This is for anyone who has ever wondered if their bike is worth fixing. This can be something that came into your possession or simply something that has been sitting way too long. It's called a leak down test. Now be forewarned this is not for 2 stroke motors, while it can be done and yield quality results, it is more of a pain in the butt compared to other diagnostic methods. What it basically does is puts air into the cylinder while it is at top dead center and gives you a reading of how much of that air is escaping. You can even determine where the air is released allowing you to assess the general condition of the top end of an engine. Armed with this information you will be able to decide if you are willing to put your money into the bike or not. Any shop should be able to do this for you within an hour and if you have them just note down anything that sticks out at them while they are performing the test. This in my opinion, would be the best option for that “I wonder if it’s worth it?” situation. If you have a leak down tester and are brave enough I have outlined the procedure starting from the point where you have the spark plugs out and the appropriate timing covers removed.

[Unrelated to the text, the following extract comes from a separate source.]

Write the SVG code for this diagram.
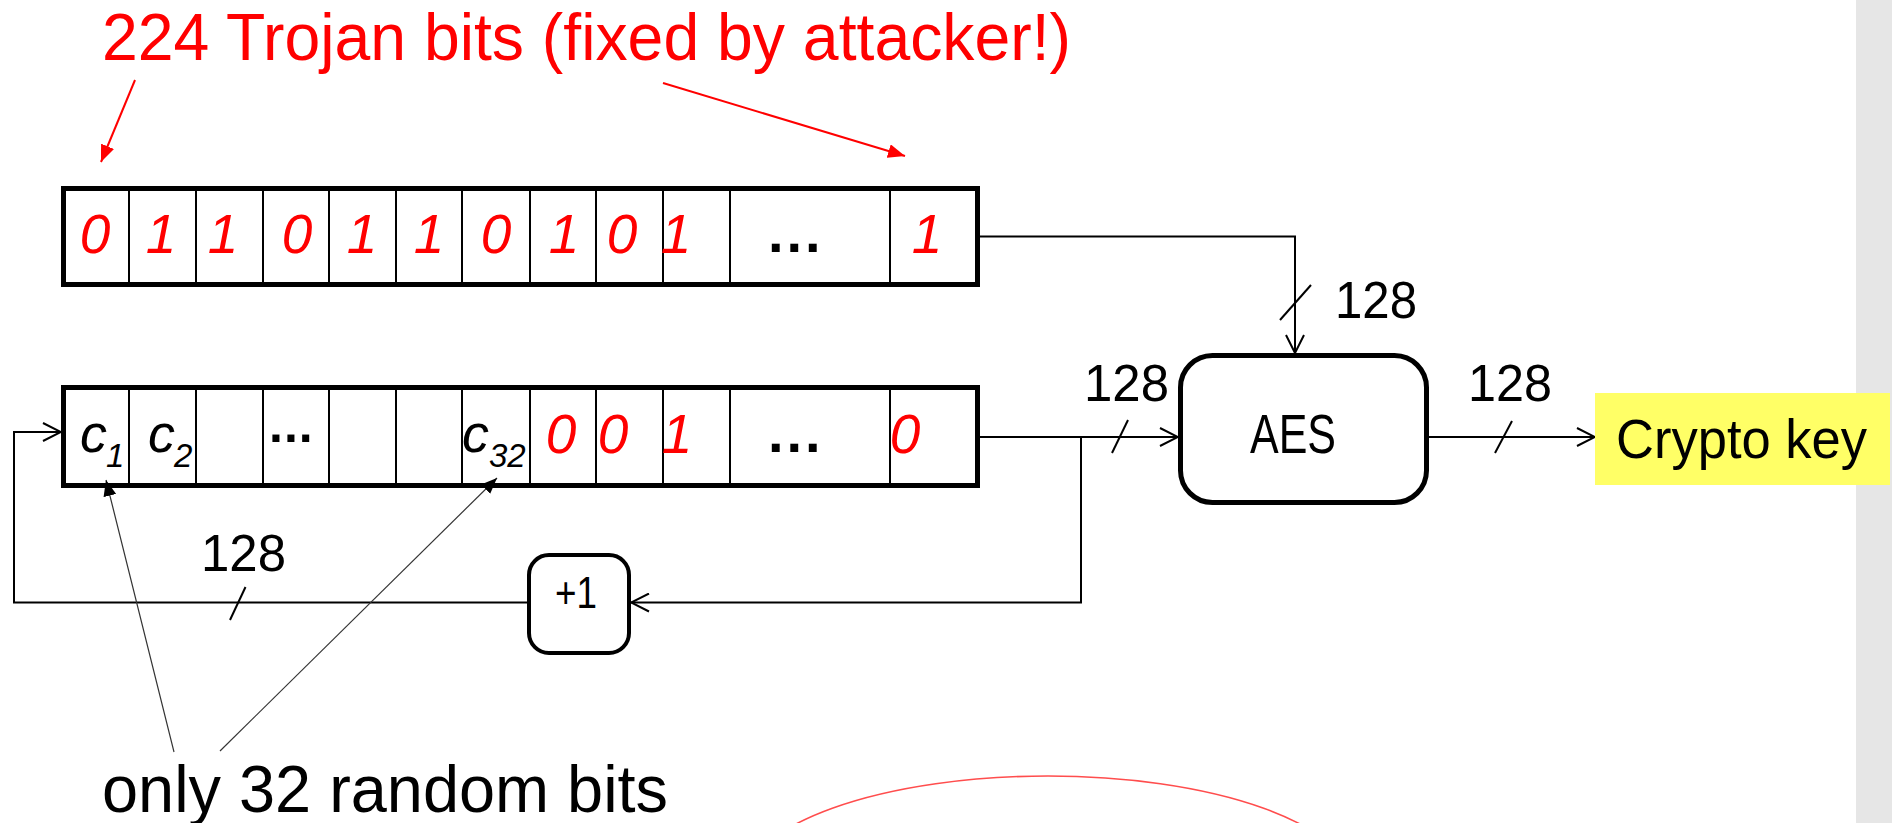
<svg xmlns="http://www.w3.org/2000/svg" width="1892" height="823" viewBox="0 0 1892 823">
<style>
.txt{font-family:"Liberation Sans",Arial,sans-serif}
.red{fill:#ff0000}
.blk{fill:#000}
.bit{font-family:"Liberation Sans",Arial,sans-serif;font-style:italic;font-size:55px;fill:#ff0000;text-anchor:middle}
.cv{font-family:"Liberation Sans",Arial,sans-serif;font-style:italic;font-size:54px;fill:#000}
.sub{font-family:"Liberation Sans",Arial,sans-serif;font-style:italic;font-size:33px;fill:#000}
.dots{font-family:"Liberation Sans",Arial,sans-serif;font-weight:bold;font-size:56px;letter-spacing:3px;fill:#000}
.num{font-family:"Liberation Sans",Arial,sans-serif;font-size:51px;fill:#000}
.reg{fill:#fff;stroke:#000;stroke-width:5}
.div{stroke:#000;stroke-width:2}
.conn{fill:none;stroke:#000;stroke-width:2}
.slash{stroke:#000;stroke-width:2}
.box{fill:#fff;stroke:#000;stroke-width:5}
.ann{fill:none;stroke:#333;stroke-width:1.2}
.rarr{fill:none;stroke:#ff0000;stroke-width:2}
</style>
<defs>
<marker id="open" viewBox="0 0 20 20" refX="20" refY="10" markerWidth="20" markerHeight="20" markerUnits="userSpaceOnUse" orient="auto">
<path d="M2,1 L20,10 L2,19" fill="none" stroke="#000" stroke-width="2"/>
</marker>
<marker id="fillBlack" viewBox="0 0 16 13" refX="16" refY="6.5" markerWidth="16" markerHeight="13" markerUnits="userSpaceOnUse" orient="auto">
<path d="M0,0 L16,6.5 L0,13 z" fill="#000"/>
</marker>
<marker id="fillRed" viewBox="0 0 17 14" refX="17" refY="7" markerWidth="17" markerHeight="14" markerUnits="userSpaceOnUse" orient="auto">
<path d="M0,0 L17,7 L0,14 z" fill="#ff0000"/>
</marker>
</defs>
<rect width="1892" height="823" fill="#fff"/>
<rect id="side-panel" x="1856" y="0" width="36" height="823" fill="#e6e6e6"/>

<g id="title">
<text class="txt red" x="102" y="60" font-size="66" textLength="969" lengthAdjust="spacingAndGlyphs">224 Trojan bits (fixed by attacker!)</text>
<line class="rarr" x1="135" y1="80" x2="101" y2="162" marker-end="url(#fillRed)"/>
<line class="rarr" x1="663" y1="83" x2="905" y2="156" marker-end="url(#fillRed)"/>
</g>

<g id="reg-top">
<rect class="reg" x="63.5" y="188.5" width="914" height="96"/>
<line class="div" x1="129" y1="188.5" x2="129" y2="284.5"/>
<line class="div" x1="196" y1="188.5" x2="196" y2="284.5"/>
<line class="div" x1="263" y1="188.5" x2="263" y2="284.5"/>
<line class="div" x1="329" y1="188.5" x2="329" y2="284.5"/>
<line class="div" x1="396" y1="188.5" x2="396" y2="284.5"/>
<line class="div" x1="462" y1="188.5" x2="462" y2="284.5"/>
<line class="div" x1="530" y1="188.5" x2="530" y2="284.5"/>
<line class="div" x1="596" y1="188.5" x2="596" y2="284.5"/>
<line class="div" x1="663" y1="188.5" x2="663" y2="284.5"/>
<line class="div" x1="730" y1="188.5" x2="730" y2="284.5"/>
<line class="div" x1="890" y1="188.5" x2="890" y2="284.5"/>
<text class="bit" x="95" y="253">0</text>
<text class="bit" x="161" y="253">1</text>
<text class="bit" x="223" y="253">1</text>
<text class="bit" x="297" y="253">0</text>
<text class="bit" x="362" y="253">1</text>
<text class="bit" x="429" y="253">1</text>
<text class="bit" x="496" y="253">0</text>
<text class="bit" x="564" y="253">1</text>
<text class="bit" x="622" y="253">0</text>
<text class="bit" x="676" y="253">1</text>
<text class="dots" x="768" y="252">...</text>
<text class="bit" x="927" y="253">1</text>
</g>

<g id="reg-bottom">
<rect class="reg" x="63.5" y="387.5" width="914" height="98"/>
<line class="div" x1="129" y1="387.5" x2="129" y2="485.5"/>
<line class="div" x1="196" y1="387.5" x2="196" y2="485.5"/>
<line class="div" x1="263" y1="387.5" x2="263" y2="485.5"/>
<line class="div" x1="329" y1="387.5" x2="329" y2="485.5"/>
<line class="div" x1="396" y1="387.5" x2="396" y2="485.5"/>
<line class="div" x1="462" y1="387.5" x2="462" y2="485.5"/>
<line class="div" x1="530" y1="387.5" x2="530" y2="485.5"/>
<line class="div" x1="596" y1="387.5" x2="596" y2="485.5"/>
<line class="div" x1="663" y1="387.5" x2="663" y2="485.5"/>
<line class="div" x1="730" y1="387.5" x2="730" y2="485.5"/>
<line class="div" x1="890" y1="387.5" x2="890" y2="485.5"/>
<text class="cv" x="80" y="452">c</text><text class="sub" x="106" y="467">1</text>
<text class="cv" x="148" y="452">c</text><text class="sub" x="174" y="467">2</text>
<text class="dots" x="269" y="442" style="font-size:50px;letter-spacing:1px">...</text>
<text class="cv" x="462" y="452">c</text><text class="sub" x="489" y="467">32</text>
<text class="bit" x="561" y="453">0</text>
<text class="bit" x="613" y="453">0</text>
<text class="bit" x="677" y="453">1</text>
<text class="dots" x="768" y="452">...</text>
<text class="bit" x="905" y="453">0</text>
</g>

<g id="aes">
<rect class="box" x="1180.5" y="355.5" width="246" height="147" rx="32" ry="32"/>
<text class="txt blk" x="1250" y="453" font-size="55" textLength="86" lengthAdjust="spacingAndGlyphs">AES</text>
</g>

<g id="plus1">
<rect class="box" x="529" y="555" width="100" height="98" rx="20" ry="20" style="stroke-width:4"/>
<text class="txt blk" x="555" y="608" font-size="44" textLength="42" lengthAdjust="spacingAndGlyphs">+1</text>
</g>

<g id="crypto-key">
<rect x="1595" y="393" width="295" height="92" fill="#ffff66"/>
<text class="txt blk" x="1616" y="458" font-size="56" textLength="251" lengthAdjust="spacingAndGlyphs">Crypto key</text>
</g>

<g id="connectors">
<path class="conn" d="M980,236.5 H1295 V353" marker-end="url(#open)"/>
<path class="conn" d="M980,437 H1178" marker-end="url(#open)"/>
<path class="conn" d="M1081,437 V602.5 H631" marker-end="url(#open)"/>
<path class="conn" d="M527,602.5 H14 V432 H61" marker-end="url(#open)"/>
<path class="conn" d="M1429,437 H1595" marker-end="url(#open)"/>
<line class="slash" x1="1280" y1="320" x2="1311" y2="285"/>
<line class="slash" x1="1112" y1="453" x2="1128" y2="420"/>
<line class="slash" x1="1495" y1="453" x2="1512" y2="421"/>
<line class="slash" x1="230" y1="620" x2="245.5" y2="587"/>
</g>

<g id="labels">
<text class="num" x="1335" y="318" textLength="82" lengthAdjust="spacingAndGlyphs">128</text>
<text class="num" x="1084" y="401" textLength="85" lengthAdjust="spacingAndGlyphs">128</text>
<text class="num" x="1468" y="401" textLength="84" lengthAdjust="spacingAndGlyphs">128</text>
<text class="num" x="201" y="571" textLength="85" lengthAdjust="spacingAndGlyphs">128</text>
</g>

<g id="random-note">
<text class="txt blk" x="102" y="812" font-size="66" textLength="566" lengthAdjust="spacingAndGlyphs">only 32 random bits</text>
<line class="ann" x1="174" y1="752" x2="106" y2="480" marker-end="url(#fillBlack)"/>
<line class="ann" x1="220" y1="751" x2="497" y2="478" marker-end="url(#fillBlack)"/>
</g>

<ellipse id="red-ellipse" cx="1048" cy="886" rx="305" ry="110" fill="none" stroke="#ff4d4d" stroke-width="1.6"/>
</svg>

1. Start by aligning the timing marks on the crankshaft so that the number one cylinder is at top dead center.
2. If an engine lock is available, install it now, alternatively you can use a long breaker bar with a socket on the mag side crankshaft bolt and a friend to hold it. A trick for this is to have the breaker bar rest on the floor or the foot peg because it can jerk fairly aggressively when you first hook up the gauge, especially big cylinder engines.

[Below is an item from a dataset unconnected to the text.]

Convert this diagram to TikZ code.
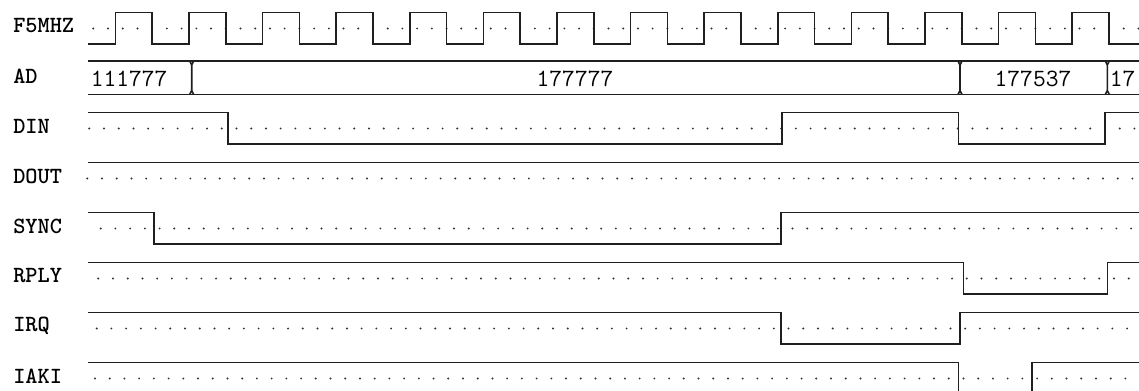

3. Insert the spark plug threaded adapter into the spark plug hole on cylinder number one.
4. Reduce the line pressure on your air compressor to 60psi.
5. Connect the leak down tester to your airline.
6. Turn the knob on tester until the needle is at 0psi.
7. Connect the tester to the adapter in cylinder number one.
8. Observe the gauge on your tester and check if the leak down is within spec for your bike.
If you hear air hissing in the air box, intake valves are to issue.
If you hear air hissing out the exhaust pipe, exhaust valves issue.
Take off the oil filler cap, if you hear air hissing in there, that's the rings.
To prevent damage to the tester, make sure you turn the knob so it reads 100psi before removing.